The mood is such that even a boost of a year-end S&P 500 target can have an almost begrudging feel to it. UBS lifted its outlook by 11% on Thursday to 1525 from 1375 but the commentary around the move was hardly gushing.
"While we're raising our year-end price target, we continue to believe that macro headwinds will hamper stock performance over the intermediate term," the firm said. "These include a coordinated global economic slowdown, weak earnings growth, potential negative side effects from unprecedented monetary easing, the fiscal cliff, uncertain election outcomes, the future of the Euro, and a burdensome regulatory environment. We believe the current market rally will continue until these issues grab headlines once again."
UBS thinks ultimately this round of quantitative easing is likely to play out the same way as previous programs."While central bankers' actions to avoid financial catastrophe have been very successful, efforts to spur economic growth have been far less effective," the firm wrote. "Looking at the market's responses to the extension of QE1, QE2, and Operation Twist, it's clear that stocks respond for a period of time, before rolling over when macro concerns move to the forefront and fundamentals ultimately lag elevated expectations.
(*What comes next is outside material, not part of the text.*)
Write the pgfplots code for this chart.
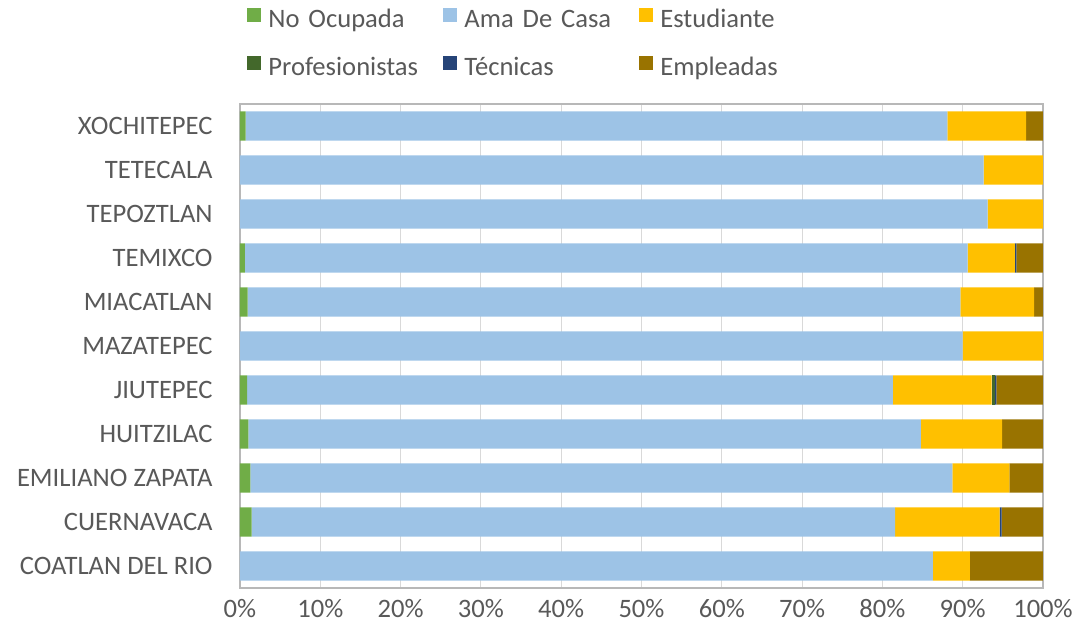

This has resulted in a "risk on, risk off" trading environment, primarily driven by multiple expansion and contraction, rather than a sustained improvement in underlying fundamentals." In the near-term, UBS is expecting a rotation into "the most volatile and economically-sensitive stocks" with outperformance from "early-cycle cyclicals, such as Energy, Materials, Autos, Homebuilders, and Diversified Financials" while non-cyclicals like consumer staples, health care, telecom and utilities lag. The firm also made the argument that so much bond buying by central banks can potentially hamper economic growth by adding to the macro fears that have stunted job creation. "For companies, additional Fed stimulus undoubtedly lowers borrowing costs and provides a temporary boost to stock prices," the firm said. "However, we believe the primary culprit holding companies back from hiring and making long-term investments is tremendous uncertainty around a number of macro issues, including large fiscal imbalances, interest rates, inflation, commodity prices, currency values, tax rates, and regulation. Arguably, an unprecedented increase in the size of central bank balance sheets creates even more uncertainty around these issues."